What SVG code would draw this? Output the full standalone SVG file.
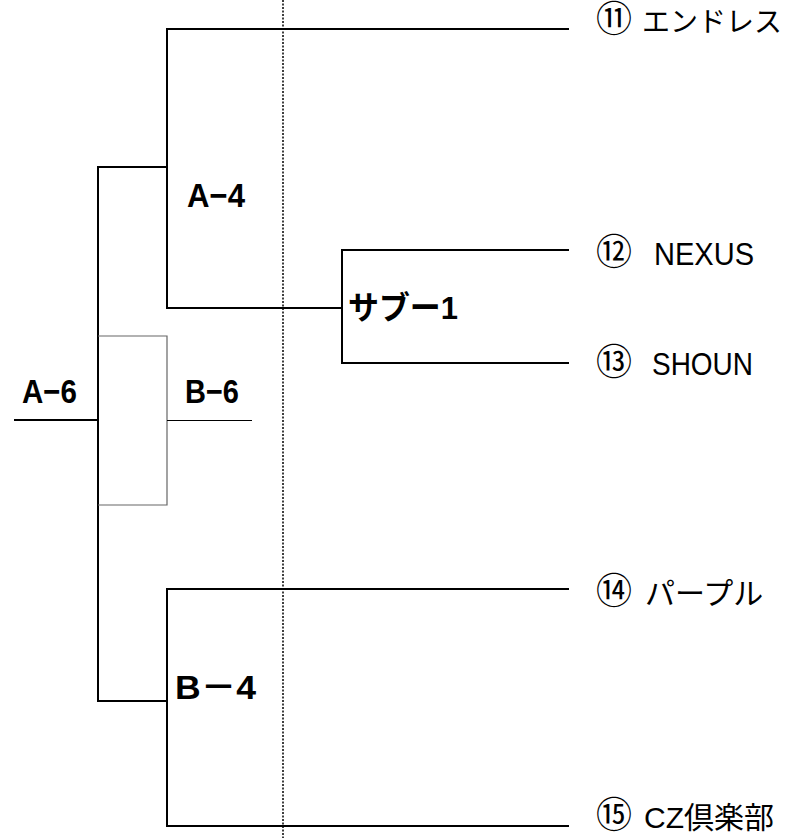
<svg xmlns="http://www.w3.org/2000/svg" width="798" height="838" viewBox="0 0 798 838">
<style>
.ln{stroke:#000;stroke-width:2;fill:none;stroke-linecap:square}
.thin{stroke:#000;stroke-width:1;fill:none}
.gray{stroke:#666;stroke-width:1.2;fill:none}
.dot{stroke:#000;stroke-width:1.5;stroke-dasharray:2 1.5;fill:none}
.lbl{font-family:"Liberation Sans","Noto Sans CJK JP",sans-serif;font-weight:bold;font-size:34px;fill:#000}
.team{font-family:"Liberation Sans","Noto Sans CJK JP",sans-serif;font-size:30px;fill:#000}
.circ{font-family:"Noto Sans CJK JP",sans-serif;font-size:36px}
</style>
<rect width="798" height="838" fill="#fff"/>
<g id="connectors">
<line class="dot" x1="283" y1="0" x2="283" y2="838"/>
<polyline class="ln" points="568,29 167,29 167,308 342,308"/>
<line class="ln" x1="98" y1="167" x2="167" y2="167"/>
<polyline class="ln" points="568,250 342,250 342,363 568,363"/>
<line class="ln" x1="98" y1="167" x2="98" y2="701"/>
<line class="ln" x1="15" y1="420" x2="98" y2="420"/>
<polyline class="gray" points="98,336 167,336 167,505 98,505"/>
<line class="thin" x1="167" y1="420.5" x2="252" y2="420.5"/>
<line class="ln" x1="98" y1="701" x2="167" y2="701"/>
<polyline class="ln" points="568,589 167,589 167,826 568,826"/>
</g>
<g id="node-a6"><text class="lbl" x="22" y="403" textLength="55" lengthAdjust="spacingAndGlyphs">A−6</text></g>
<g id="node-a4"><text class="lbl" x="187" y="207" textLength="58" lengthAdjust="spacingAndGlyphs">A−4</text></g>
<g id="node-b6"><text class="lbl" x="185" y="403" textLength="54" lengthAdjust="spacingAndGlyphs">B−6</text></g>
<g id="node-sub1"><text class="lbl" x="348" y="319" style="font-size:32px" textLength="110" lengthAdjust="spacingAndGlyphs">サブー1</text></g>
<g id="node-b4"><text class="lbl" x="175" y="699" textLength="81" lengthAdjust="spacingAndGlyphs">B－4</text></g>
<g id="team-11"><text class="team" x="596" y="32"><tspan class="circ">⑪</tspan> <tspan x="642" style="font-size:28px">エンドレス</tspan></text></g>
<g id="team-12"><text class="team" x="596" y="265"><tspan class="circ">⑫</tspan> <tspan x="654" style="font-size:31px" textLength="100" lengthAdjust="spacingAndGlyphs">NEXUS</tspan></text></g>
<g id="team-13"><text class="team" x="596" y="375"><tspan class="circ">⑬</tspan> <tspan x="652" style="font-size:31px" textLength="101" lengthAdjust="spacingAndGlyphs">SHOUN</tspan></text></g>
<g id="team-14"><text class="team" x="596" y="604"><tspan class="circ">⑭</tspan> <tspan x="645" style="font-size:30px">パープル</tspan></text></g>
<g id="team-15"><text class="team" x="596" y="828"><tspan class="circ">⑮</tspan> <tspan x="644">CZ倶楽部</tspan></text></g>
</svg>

## GOAL
Omit the pictures and reproduce the listing exactly.

## TASK OUTPUT
What SVG code would draw this? Output the full standalone SVG file.
<svg xmlns="http://www.w3.org/2000/svg" width="798" height="838" viewBox="0 0 798 838">
<style>
.ln{stroke:#000;stroke-width:2;fill:none;stroke-linecap:square}
.thin{stroke:#000;stroke-width:1;fill:none}
.gray{stroke:#666;stroke-width:1.2;fill:none}
.dot{stroke:#000;stroke-width:1.5;stroke-dasharray:2 1.5;fill:none}
.lbl{font-family:"Liberation Sans","Noto Sans CJK JP",sans-serif;font-weight:bold;font-size:34px;fill:#000}
.team{font-family:"Liberation Sans","Noto Sans CJK JP",sans-serif;font-size:30px;fill:#000}
.circ{font-family:"Noto Sans CJK JP",sans-serif;font-size:36px}
</style>
<rect width="798" height="838" fill="#fff"/>
<g id="connectors">
<line class="dot" x1="283" y1="0" x2="283" y2="838"/>
<polyline class="ln" points="568,29 167,29 167,308 342,308"/>
<line class="ln" x1="98" y1="167" x2="167" y2="167"/>
<polyline class="ln" points="568,250 342,250 342,363 568,363"/>
<line class="ln" x1="98" y1="167" x2="98" y2="701"/>
<line class="ln" x1="15" y1="420" x2="98" y2="420"/>
<polyline class="gray" points="98,336 167,336 167,505 98,505"/>
<line class="thin" x1="167" y1="420.5" x2="252" y2="420.5"/>
<line class="ln" x1="98" y1="701" x2="167" y2="701"/>
<polyline class="ln" points="568,589 167,589 167,826 568,826"/>
</g>
<g id="node-a6"><text class="lbl" x="22" y="403" textLength="55" lengthAdjust="spacingAndGlyphs">A−6</text></g>
<g id="node-a4"><text class="lbl" x="187" y="207" textLength="58" lengthAdjust="spacingAndGlyphs">A−4</text></g>
<g id="node-b6"><text class="lbl" x="185" y="403" textLength="54" lengthAdjust="spacingAndGlyphs">B−6</text></g>
<g id="node-sub1"><text class="lbl" x="348" y="319" style="font-size:32px" textLength="110" lengthAdjust="spacingAndGlyphs">サブー1</text></g>
<g id="node-b4"><text class="lbl" x="175" y="699" textLength="81" lengthAdjust="spacingAndGlyphs">B－4</text></g>
<g id="team-11"><text class="team" x="596" y="32"><tspan class="circ">⑪</tspan> <tspan x="642" style="font-size:28px">エンドレス</tspan></text></g>
<g id="team-12"><text class="team" x="596" y="265"><tspan class="circ">⑫</tspan> <tspan x="654" style="font-size:31px" textLength="100" lengthAdjust="spacingAndGlyphs">NEXUS</tspan></text></g>
<g id="team-13"><text class="team" x="596" y="375"><tspan class="circ">⑬</tspan> <tspan x="652" style="font-size:31px" textLength="101" lengthAdjust="spacingAndGlyphs">SHOUN</tspan></text></g>
<g id="team-14"><text class="team" x="596" y="604"><tspan class="circ">⑭</tspan> <tspan x="645" style="font-size:30px">パープル</tspan></text></g>
<g id="team-15"><text class="team" x="596" y="828"><tspan class="circ">⑮</tspan> <tspan x="644">CZ倶楽部</tspan></text></g>
</svg>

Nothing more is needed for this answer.